Search autocomplete — also called typeahead or search-as-you-type — is the dropdown of suggested completions that appears the moment you start typing into a search box. It looks trivial from the outside, but it has a brutal performance profile: it fires on every keystroke, it must rank suggestions by popularity, and it has to feel instantaneous or it is useless. The trick that makes it work is to split the problem into two independent halves. An online query service answers "given this prefix, what are the top suggestions?" as fast as the network allows, and an offline data-gathering pipeline does all the heavy lifting — counting how often each query is searched and baking those counts into a data structure the query service can read in one hop. This guide walks through both halves, the trie that connects them, and how the whole thing scales.
Before touching architecture, pin down exactly what the system must do. Autocomplete has a small functional surface but unusually demanding non-functional requirements, and the design is driven almost entirely by the latter.

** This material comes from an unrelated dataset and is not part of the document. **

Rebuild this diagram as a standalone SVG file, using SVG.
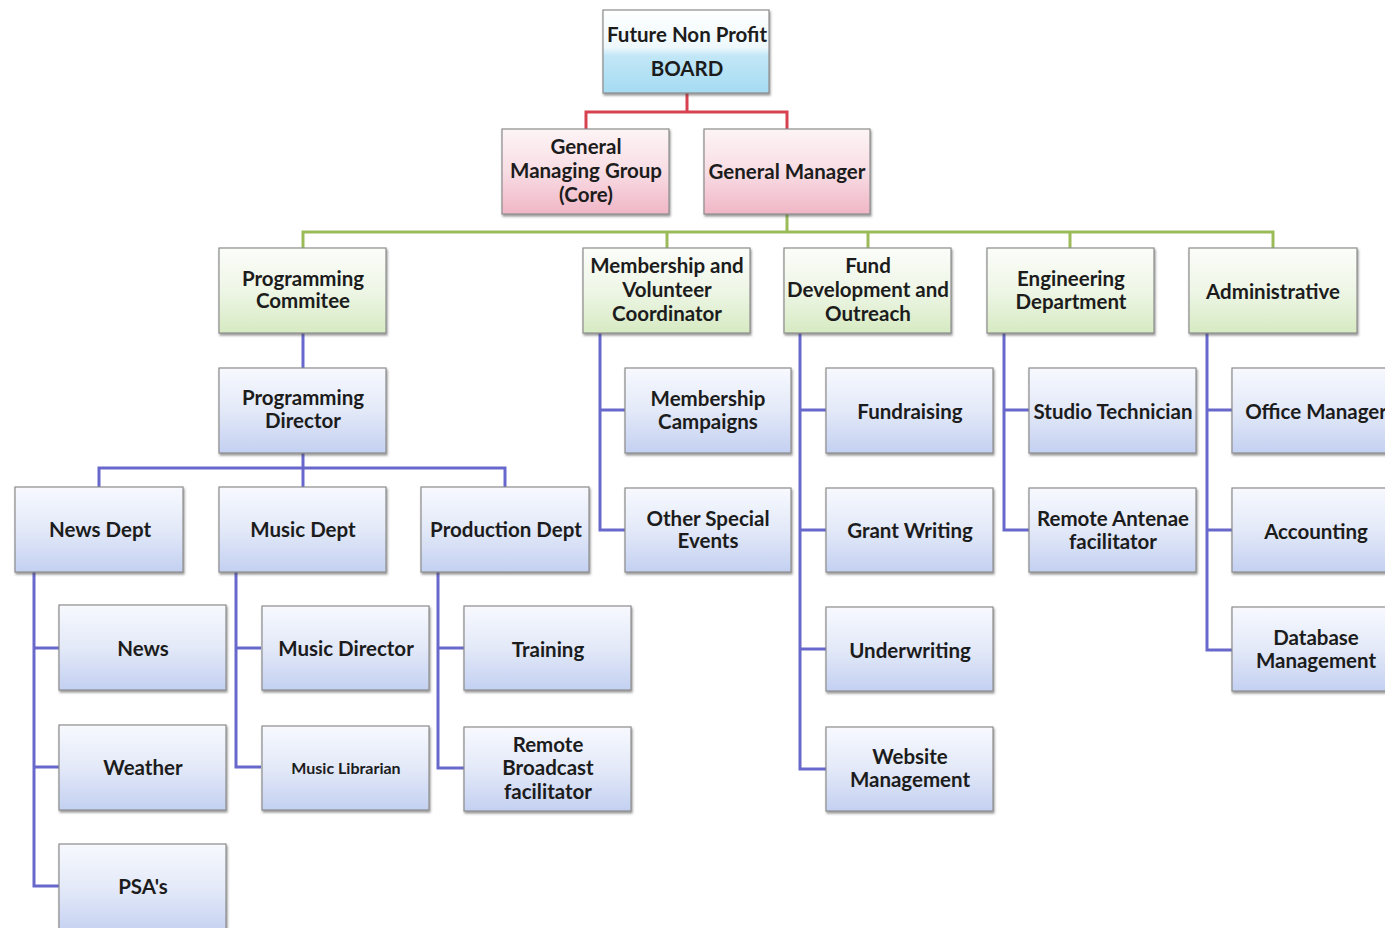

| Requirement | What it means |
|---|---|
| Top-k suggestions | For a given prefix, return the k most relevant completions (typically 5 to 10). Not all completions — just the best few that fit in the dropdown. |
| Ranked by popularity | Suggestions are ordered by how often people actually search them (their historical frequency), so the most likely intent floats to the top. |
| Extremely fast | The query fires on every keystroke, so a single request must return in a few milliseconds. A common target is a latency budget around 100 ms end to end, including the network round trip. |
| Prefix match | Suggestions must start with what the user has typed so far. (Fuzzy or mid-word matching is a separate, harder feature usually left out of scope.) |
| Fresh enough | Rankings should reflect real search trends, but they do not need to be real-time. Trends shift over days and weeks, not seconds. |
It is worth being explicit about the load. If a user types a ten-character query, that is up to ten autocomplete requests for a single search. Multiply by every user typing into the box and the read volume dwarfs almost any other endpoint in the product. The flip side is that writes are rare and can be deferred — nobody is editing the suggestion set interactively. That asymmetry (massive reads, lazy writes) is the single most important fact about the design, and it is what licenses the offline-pipeline approach.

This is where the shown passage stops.